In Soviet-style assassinations, with reference to completed and attempted killings, the KGB used people indigenous to the area of operations as surrogates to mask the KGB's role. Its murders involve the killing of the victim and the elimination of the hired assassin. Specific instances of this tactic included the use of the Bulgarian secret police in the attempt to assassinate the Pope and the assassination of the US ambassador to Afghanistan, Adolph Dubs. Propaganda cover-ups and disinformation were also tactics in masking Soviet-sponsored assassinations. It is hardly surprising that professional secret services such as the KGB covered their tracks extremely carefully on any involvement with international terrorism.
After the Cold War, within the FSB the Department for the the Investigation and Prevention of Organised Crime, known as URPO, was a secret unit. Its offices, for example, were not situated at the ‘Lubyanka’, the main FSB headquarters. URPO members, were tasked with special operations, which were on the borderline of legality. Alexander Litvinenko worked at URPO, the top secret department whose role was, “killing political and high business men without verdict".
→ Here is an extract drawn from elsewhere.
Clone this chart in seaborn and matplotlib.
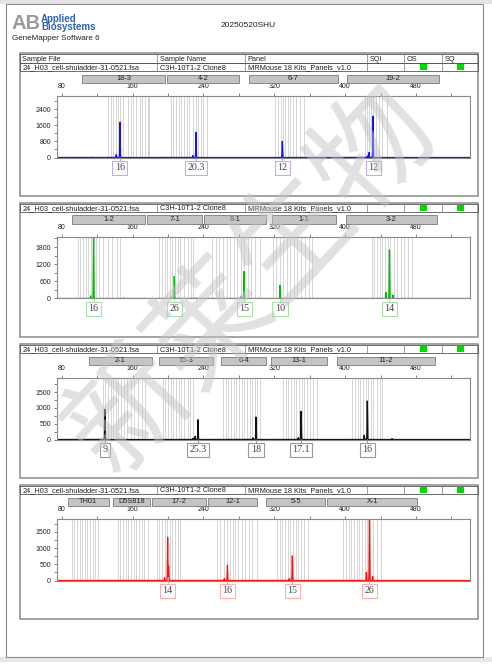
import numpy as np
import pandas as pd
import matplotlib
matplotlib.use('Agg')
import matplotlib.pyplot as plt
import seaborn as sns
from matplotlib.patches import Rectangle
from matplotlib.transforms import blended_transform_factory

# ---- report header info ----
report_title = '20250520SHU'
software = 'GeneMapper Software 6'
sample_file = '24_H03_cell-shuladder-31-0521.fsa'
sample_name = 'C3H-10T1-2 Clone8'
panel_name = 'MRMouse 18 Kits_Panels_v1.0'
col_names = ['Sample File', 'Sample Name', 'Panel', 'SQI', 'OS', 'SQ']
watermark = '新莱生物'

# ---- marker ranges (name, start bp, end bp) ----
blue_markers = [('18-3', 103, 197), ('4-2', 198.5, 280.5), ('6-7', 291.5, 391.5), ('19-2', 402.5, 506)]
green_markers = [('1-2', 91, 174), ('7-1', 176.5, 238), ('8-1', 240.5, 311), ('1-1', 317, 389.5), ('3-2', 400.5, 504)]
black_markers = [('2-1', 111, 181.5), ('15-3', 190, 250.5), ('6-4', 260, 311), ('13-1', 316, 380), ('11-2', 390.5, 501)]
red_markers = [('TH01', 87, 133), ('D5S818', 138, 180), ('17-2', 182, 242.5), ('12-1', 245.5, 300.5),
               ('5-5', 311, 377), ('X-1', 380, 481.5)]

# ---- allele bins (bp) ----
blue_bins = [132, 135, 138, 141, 143.5, 146, 149, 155, 158, 160.5, 164, 168, 171, 174, 177, 179,
             203, 206, 209, 212, 215, 218, 221, 224, 228, 231, 234, 237, 240, 244,
             321, 324, 327, 329.5, 332, 335, 338, 341, 345, 349, 354,
             422, 424.5, 427, 429.5, 432, 435, 438, 442, 447]
green_bins = [98, 101, 104, 107, 110, 113, 116, 119, 122, 127, 132, 137, 142, 146,
              190, 193, 196, 199, 202, 205, 208, 211, 214, 218, 222, 226, 228,
              250, 254, 258, 262, 266, 270, 274, 278, 282, 286, 290, 294, 298, 304,
              318, 322, 326, 330, 334, 338, 342, 346, 350, 355, 359, 362,
              430, 433, 436, 439, 442, 445, 448, 451, 455, 459, 463, 467, 471, 475]
black_bins = [126, 129, 132, 135, 138, 141, 144, 147, 150, 154, 158, 162, 166, 170, 174,
              194, 197, 200, 203, 206, 209, 212, 215, 218, 222, 225, 228,
              262, 265, 268, 271, 274, 277, 280, 283, 286, 289, 292, 295, 298, 301, 304,
              330, 333, 336, 339, 342, 345, 348, 351, 354, 357, 360, 364, 368,
              408, 411, 414, 417, 420, 423, 426, 429, 432, 436, 439, 442]
red_bins = [91, 94, 97, 100, 103, 106, 109, 112, 115, 118, 121,
            143, 146, 149, 152, 155, 158, 161, 164, 167, 170, 173, 177,
            187, 190, 193, 196, 199, 202, 205, 208, 211, 214,
            255, 259, 263, 267, 270, 273, 276, 279, 283, 287, 291, 295, 300,
            323, 326, 329, 332, 335, 338, 341, 344, 347, 350, 354, 358,
            398, 401, 404, 407, 410, 413, 416, 419, 422, 425, 428, 432, 436, 440]

# ---- called peaks ----
blue_peak_bp = [145.7, 231.5, 329.0, 431.5]
blue_peak_h = [1750, 1250, 800, 2050]
blue_calls = ['16', '20.3', '12', '12']
green_peak_bp = [115.8, 207.0, 285.8, 326.4, 450.0]
green_peak_h = [2300, 770, 945, 460, 1700]
green_calls = ['16', '26', '15', '10', '14']
black_peak_bp = [128.7, 233.8, 299.3, 350.2, 425.0]
black_peak_h = [955, 627, 710, 892, 1220]
black_calls = ['9', '25.3', '18', '17.1', '16']
red_peak_bp = [199.5, 267.0, 340.3, 427.4]
red_peak_h = [1334, 470, 760, 2100]
red_calls = ['14', '16', '15', '26']

# ---- stutter / small peaks ----
blue_minor_bp = [141.5, 228.0, 115.0, 427.0, 425.0]
blue_minor_h = [150, 100, 20, 250, 80]
green_minor_bp = [112.5, 203.5, 282.5, 446.0, 454.0, 150.0, 232.0]
green_minor_h = [90, 45, 70, 210, 120, 20, 25]
black_minor_bp = [230.5, 296.0, 347.0, 421.5, 228.0, 453.0]
black_minor_h = [100, 55, 60, 140, 40, 30]
red_minor_bp = [196.0, 200.6, 263.5, 336.8, 424.0, 431.0]
red_minor_h = [90, 450, 60, 60, 250, 130]

y_max = [3050, 2150, 1950, 1900]
y_major = [[0, 800, 1600, 2400], [0, 600, 1200, 1800], [0, 500, 1000, 1500], [0, 500, 1000, 1500]]
y_minor_step = [400, 300, 250, 250]

panels = [
    dict(color='#1010ff', box='#b0b0ff', markers=blue_markers, bins=blue_bins, pbp=blue_peak_bp,
         ph=blue_peak_h, calls=blue_calls, mbp=blue_minor_bp, mh=blue_minor_h, top=96),
    dict(color='#00c000', box='#a8e0a8', markers=green_markers, bins=green_bins, pbp=green_peak_bp,
         ph=green_peak_h, calls=green_calls, mbp=green_minor_bp, mh=green_minor_h, top=237),
    dict(color='#111111', box='#999999', markers=black_markers, bins=black_bins, pbp=black_peak_bp,
         ph=black_peak_h, calls=black_calls, mbp=black_minor_bp, mh=black_minor_h, top=378),
    dict(color='#ff1010', box='#ffb0b0', markers=red_markers, bins=red_bins, pbp=red_peak_bp,
         ph=red_peak_h, calls=red_calls, mbp=red_minor_bp, mh=red_minor_h, top=519),
]

sns.set_style('white')
plt.rcParams['font.family'] = ['Liberation Sans', 'DejaVu Sans']

W, H = 492, 665
fig = plt.figure(figsize=(W / 100, H / 100), dpi=100)
bg = fig.add_axes([0, 0, 1, 1])
bg.set_xlim(0, W)
bg.set_ylim(H, 0)
bg.axis('off')

# page frame
bg.add_patch(Rectangle((0, 0), W, 4, color='#e4e4e4', lw=0))
bg.add_patch(Rectangle((0, 657), W, 5, color='#e6e8e2', lw=0))
bg.add_patch(Rectangle((6, 4), 477, 653, fill=False, edgecolor='#8c8c8c', lw=0.8))

# logo and titles
bg.text(11, 29, 'AB', fontsize=14.5, fontweight='bold', color='#9a9a9a', va='baseline')
bg.text(41, 21.5, 'Applied', fontsize=7, fontweight='bold', color='#2c62b8', va='baseline')
bg.text(41, 30.5, 'Biosystems', fontsize=7, fontweight='bold', color='#2c62b8', va='baseline')
bg.text(12, 40, software, fontsize=5.8, color='#222', va='baseline')
bg.text(248, 27, report_title, fontsize=6, color='#222', ha='center', va='baseline')

col_x = [20, 157, 245, 367, 404, 442, 478]
X0, X1 = 74, 541
PL, PR = 56.5, 470


def header_row(y0, texts, green):
    bg.add_patch(Rectangle((20, y0), 458, 8.5, fill=False, edgecolor='#555', lw=0.6))
    for i in range(1, 6):
        bg.plot([col_x[i], col_x[i]], [y0, y0 + 8.5], color='#777', lw=0.5)
    for i, t in enumerate(texts):
        bg.text(col_x[i] + 2.5, y0 + 7, t, fontsize=5.3, color='#222', va='baseline')
    if green:
        for gx in [420, 457]:
            bg.add_patch(Rectangle((gx, y0 + 1.5), 6.5, 6, color='#00d800', lw=0))


for k, p in enumerate(panels):
    T = p['top']
    B = T + 61.5
    box_top = T - 43 if k == 0 else T - 34
    bg.add_patch(Rectangle((20, box_top), 458, T + 100 - box_top, fill=False, edgecolor='#8a8a8a', lw=1.1))
    if k == 0:
        header_row(T - 42, col_names, False)
    header_row(T - 33.5, [sample_file, sample_name, panel_name], True)

    ax = fig.add_axes([PL / W, 1 - B / H, (PR - PL) / W, (B - T) / H])
    for b in p['bins']:
        ax.axvline(b, color='#cfcfcf', lw=0.6, zorder=0)

    # build trace from the peak lists
    x = np.arange(X0, X1, 0.05)
    y = np.zeros_like(x)
    for bp, h in zip(p['pbp'] + p['mbp'], p['ph'] + p['mh']):
        y += h * np.exp(-0.5 * ((x - bp) / 0.25) ** 2)
    trace = pd.DataFrame({'bp': x, 'rfu': y})
    sns.lineplot(data=trace, x='bp', y='rfu', ax=ax, color=p['color'], lw=0.9, estimator=None)

    ax.set_xlim(X0, X1)
    ax.set_ylim(0, y_max[k])
    ax.set_xlabel('')
    ax.set_ylabel('')
    ax.xaxis.tick_top()
    ax.set_xticks([80, 160, 240, 320, 400, 480])
    ax.set_xticks([120, 200, 280, 360, 440, 520], minor=True)
    ax.set_yticks(y_major[k])
    ax.set_yticks(np.arange(0, y_max[k], y_minor_step[k]), minor=True)
    ax.tick_params(axis='both', which='both', labelsize=5, colors='#555', labelcolor='#222',
                   length=2.5, width=0.5, pad=1.5, direction='out')
    ax.tick_params(axis='x', which='both', top=True, bottom=False)
    ax.tick_params(axis='y', which='both', left=True)
    for s in ax.spines.values():
        s.set_color('#8a8a8a')
        s.set_linewidth(0.8)

    tr = blended_transform_factory(ax.transData, ax.transAxes)
    # marker range bars
    for name, s, e in p['markers']:
        ax.add_patch(Rectangle((s, 1 + 13 / 61.5), e - s, 8.5 / 61.5, transform=tr, clip_on=False,
                               facecolor='#c4c4c4', edgecolor='#7a7a7a', lw=0.6))
        ax.text((s + e) / 2, 1 + 17.3 / 61.5, name, transform=tr, fontsize=5.3, ha='center',
                va='center', color='#222')
    # allele call boxes
    for bp, c in zip(p['pbp'], p['calls']):
        ax.plot([bp, bp], [0, -0.07], transform=tr, clip_on=False, color=p['box'], lw=0.8)
        ax.text(bp, -0.165, c, transform=tr, fontsize=7.2, family='Liberation Serif', color='#444',
                ha='center', va='center',
                bbox=dict(boxstyle='square,pad=0.25', facecolor='white', edgecolor=p['box'], lw=0.8))

# watermark on top
wm = fig.add_axes([0, 0, 1, 1])
wm.set_xlim(0, W)
wm.set_ylim(H, 0)
wm.axis('off')
wm.text(252, 280, watermark, fontsize=86, color='#c4c4c4', alpha=0.5, rotation=47,
        ha='center', va='center', family=['Noto Sans CJK SC', 'DejaVu Sans'])

fig.savefig('out.png', dpi=100)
In Russia the public & private sectors are difficult to separate, and elements of both are involved in or control illicit activities - for such individuals and entities the best way to consolidate their position and prevent too many queries is to remove those who could cause them difficulties - like prying journalists. Eliminating other Russians is relatively easy when the state itself is involved (or at least there is the suspicion that it is), even if it simply by a deliberately inconclusive investigation or bureaucratic indifference. Russia has long been considered one of the most dangerous countries in the world for journalists. According to the New-York-based Committee to Protect Journalists, Anna Politkovskaya - killed in 2006 - was at least the 43rd journalist killed for her work in Russia since 1993. Most of the murder cases remain unsolved. The assassinations are meant to send a message. They are political killings by the Russian intelligence services.”